What the exercise asks:
Leave out the pictures and reproduce all of the data exactly.

Dataset section:
'''

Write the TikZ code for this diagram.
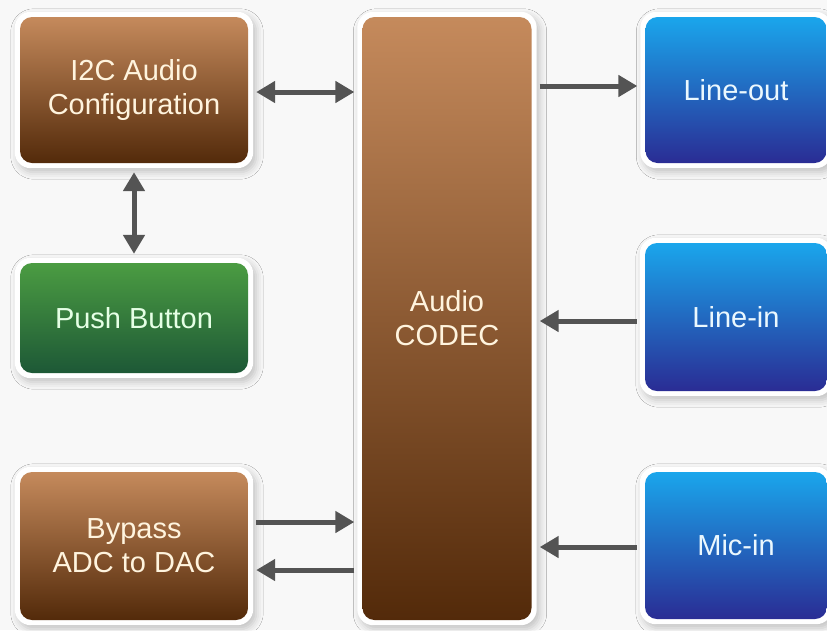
\documentclass[tikz,border=0pt]{standalone}
\usepackage{fontspec}
\setmainfont{Liberation Sans}
\usetikzlibrary{arrows.meta,shadows.blur,fit,backgrounds}
\definecolor{brtop}{HTML}{C58A5C}
\definecolor{brbot}{HTML}{532A0A}
\definecolor{grtop}{HTML}{4B9C42}
\definecolor{grbot}{HTML}{1D5836}
\definecolor{bltop}{HTML}{1AA6EC}
\definecolor{blbot}{HTML}{2A2C94}
\definecolor{arrgray}{HTML}{545454}
\definecolor{txt}{HTML}{FFF4DE}
\definecolor{bgc}{HTML}{F8F8F8}
\tikzset{
  blk/.style={rounded corners=12pt, inner sep=0pt, align=center, text=txt,
    font=\fontsize{29}{34}\selectfont},
  brown/.style={blk, top color=brtop, bottom color=brbot},
  green/.style={blk, top color=grtop, bottom color=grbot, text=white!90!green},
  blue/.style={blk, top color=bltop, bottom color=blbot, text=white!92!cyan},
  frame/.style={rounded corners=16pt, fill=white, inner sep=5pt, outer sep=0pt,
    blur shadow={shadow xshift=3pt, shadow yshift=-4pt, shadow blur radius=7pt, shadow opacity=22}},
  arr/.style={draw=arrgray, line width=5pt, -{Triangle[length=19pt,width=21pt]}},
  darr/.style={draw=arrgray, line width=5pt, {Triangle[length=19pt,width=21pt]}-{Triangle[length=19pt,width=21pt]}},
}
\begin{document}
\begin{tikzpicture}[x=1pt,y=-1pt]
\useasboundingbox (0,0) rectangle (827,630);
% boxes
\node[brown, minimum width=228pt, minimum height=146pt] (i2c) at (134,90) {I2C Audio\\Configuration};
\node[green, minimum width=228pt, minimum height=110pt] (push) at (134,318) {Push Button};
\node[brown, minimum width=228pt, minimum height=148pt] (bypass) at (134,546) {Bypass\\ADC to DAC};
\node[brown, minimum width=169pt, minimum height=603pt] (codec) at (447,318.5) {Audio\\CODEC};
\node[blue, minimum width=181pt, minimum height=146pt] (lout) at (736,90) {Line-out};
\node[blue, minimum width=182pt, minimum height=148pt] (lin) at (736,317) {Line-in};
\node[blue, minimum width=182pt, minimum height=147pt] (mic) at (736,545.5) {Mic-in};
% background and white frames with shadows
\begin{scope}[on background layer]
\fill[bgc] (0,0) rectangle (827,630);
\node[frame, fit=(i2c)] (fi2c) {};
\node[frame, fit=(push)] (fpush) {};
\node[frame, fit=(bypass)] (fbypass) {};
\node[frame, fit=(codec)] (fcodec) {};
\node[frame, fit=(lout)] (flout) {};
\node[frame, fit=(lin)] (flin) {};
\node[frame, fit=(mic)] (fmic) {};
\end{scope}
% connectors
\draw[darr] ([xshift=8pt,yshift=-2pt]i2c.east) -- ([xshift=-8pt,yshift=-2pt]codec.west |- i2c.east);
\draw[darr] ([yshift=-9pt]i2c.south) -- ([yshift=9pt]push.north);
\draw[arr] ([xshift=8pt,yshift=4pt]codec.east |- lout.west) -- ([xshift=-8pt,yshift=4pt]lout.west);
\draw[arr] ([xshift=-8pt,yshift=-4pt]lin.west) -- ([xshift=8pt,yshift=-4pt]codec.east |- lin.west);
\draw[arr] ([xshift=-8pt,yshift=-1.5pt]mic.west) -- ([xshift=8pt,yshift=-1.5pt]codec.east |- mic.west);
\draw[arr] ([xshift=8pt,yshift=24pt]bypass.east) -- ([xshift=-8pt,yshift=24pt]codec.west |- bypass.east);
\draw[arr] ([xshift=-8pt,yshift=-24pt]codec.west |- bypass.east) -- ([xshift=8pt,yshift=-24pt]bypass.east);
\end{tikzpicture}
\end{document}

'''

The answer:
Write the TikZ code for this diagram.
\documentclass[tikz,border=0pt]{standalone}
\usepackage{fontspec}
\setmainfont{Liberation Sans}
\usetikzlibrary{arrows.meta,shadows.blur,fit,backgrounds}
\definecolor{brtop}{HTML}{C58A5C}
\definecolor{brbot}{HTML}{532A0A}
\definecolor{grtop}{HTML}{4B9C42}
\definecolor{grbot}{HTML}{1D5836}
\definecolor{bltop}{HTML}{1AA6EC}
\definecolor{blbot}{HTML}{2A2C94}
\definecolor{arrgray}{HTML}{545454}
\definecolor{txt}{HTML}{FFF4DE}
\definecolor{bgc}{HTML}{F8F8F8}
\tikzset{
  blk/.style={rounded corners=12pt, inner sep=0pt, align=center, text=txt,
    font=\fontsize{29}{34}\selectfont},
  brown/.style={blk, top color=brtop, bottom color=brbot},
  green/.style={blk, top color=grtop, bottom color=grbot, text=white!90!green},
  blue/.style={blk, top color=bltop, bottom color=blbot, text=white!92!cyan},
  frame/.style={rounded corners=16pt, fill=white, inner sep=5pt, outer sep=0pt,
    blur shadow={shadow xshift=3pt, shadow yshift=-4pt, shadow blur radius=7pt, shadow opacity=22}},
  arr/.style={draw=arrgray, line width=5pt, -{Triangle[length=19pt,width=21pt]}},
  darr/.style={draw=arrgray, line width=5pt, {Triangle[length=19pt,width=21pt]}-{Triangle[length=19pt,width=21pt]}},
}
\begin{document}
\begin{tikzpicture}[x=1pt,y=-1pt]
\useasboundingbox (0,0) rectangle (827,630);
% boxes
\node[brown, minimum width=228pt, minimum height=146pt] (i2c) at (134,90) {I2C Audio\\Configuration};
\node[green, minimum width=228pt, minimum height=110pt] (push) at (134,318) {Push Button};
\node[brown, minimum width=228pt, minimum height=148pt] (bypass) at (134,546) {Bypass\\ADC to DAC};
\node[brown, minimum width=169pt, minimum height=603pt] (codec) at (447,318.5) {Audio\\CODEC};
\node[blue, minimum width=181pt, minimum height=146pt] (lout) at (736,90) {Line-out};
\node[blue, minimum width=182pt, minimum height=148pt] (lin) at (736,317) {Line-in};
\node[blue, minimum width=182pt, minimum height=147pt] (mic) at (736,545.5) {Mic-in};
% background and white frames with shadows
\begin{scope}[on background layer]
\fill[bgc] (0,0) rectangle (827,630);
\node[frame, fit=(i2c)] (fi2c) {};
\node[frame, fit=(push)] (fpush) {};
\node[frame, fit=(bypass)] (fbypass) {};
\node[frame, fit=(codec)] (fcodec) {};
\node[frame, fit=(lout)] (flout) {};
\node[frame, fit=(lin)] (flin) {};
\node[frame, fit=(mic)] (fmic) {};
\end{scope}
% connectors
\draw[darr] ([xshift=8pt,yshift=-2pt]i2c.east) -- ([xshift=-8pt,yshift=-2pt]codec.west |- i2c.east);
\draw[darr] ([yshift=-9pt]i2c.south) -- ([yshift=9pt]push.north);
\draw[arr] ([xshift=8pt,yshift=4pt]codec.east |- lout.west) -- ([xshift=-8pt,yshift=4pt]lout.west);
\draw[arr] ([xshift=-8pt,yshift=-4pt]lin.west) -- ([xshift=8pt,yshift=-4pt]codec.east |- lin.west);
\draw[arr] ([xshift=-8pt,yshift=-1.5pt]mic.west) -- ([xshift=8pt,yshift=-1.5pt]codec.east |- mic.west);
\draw[arr] ([xshift=8pt,yshift=24pt]bypass.east) -- ([xshift=-8pt,yshift=24pt]codec.west |- bypass.east);
\draw[arr] ([xshift=-8pt,yshift=-24pt]codec.west |- bypass.east) -- ([xshift=8pt,yshift=-24pt]bypass.east);
\end{tikzpicture}
\end{document}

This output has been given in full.